The detailed route isn't publicized until a couple of days before the event, just to ensure that more people join up on the scheduled days and walk together, since the Big Parade is also about camaraderie and making new friends who have an interest in walking in L.A.

“It's meant to be really inclusive. It's really a way for people to connect to the city,” said Bob Inman, author of “A Guide to the Public Stairways of Los Angeles” and a longtime Big Parade participant who also helps Koeppel with the yearly route.

“Through all these stairways, one after another, it's almost like a magic carpet that takes you through a lot of areas with views of the city, but also intimate stuff, like old homes, people's gardens,” he said. “But the idea is not just the stairs but really just opening people's eyes to a variety of neighborhoods.”

Though the walk is meant to be inclusive, the elevation gain provided by the many stairs can still make it challenging for seasoned hikers like Elizabeth Thomas, a professional hiker who holds the women's unsupported speed record on the 2,181-mile-long Appalachian Trail, which she completed in 80 days and 13.5 hours in 2011.

Thomas spends up to six months out of the year on hikes and walked the Big Parade last year when she was invited by Koeppel to speak about her hiking experiences.

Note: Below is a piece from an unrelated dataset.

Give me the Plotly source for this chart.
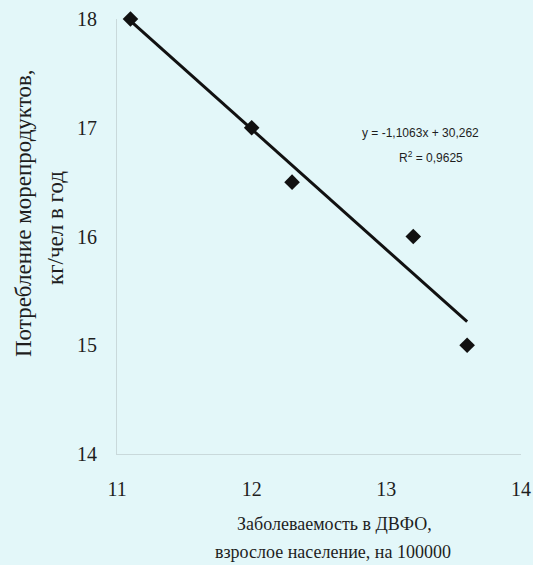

“I was blown away about how challenging and rewarding it was,” she said. “One of the things I enjoy about (wilderness) hiking is seeing hidden little things, and this was the same experience of living life at 3 mph and seeing murals, gardens in Silver Lake and so many great hidden little gems I would have never seen.”


The Big Parade Los Angeles

When: 8:30 a.m.-7 p.m. May 31 and June 1.

Where: Starts at Grand Park, 227 N. Spring St., Los Angeles, on Saturday; Music Box stairs, 936 N. Vendome St., Los Angeles, on June 1.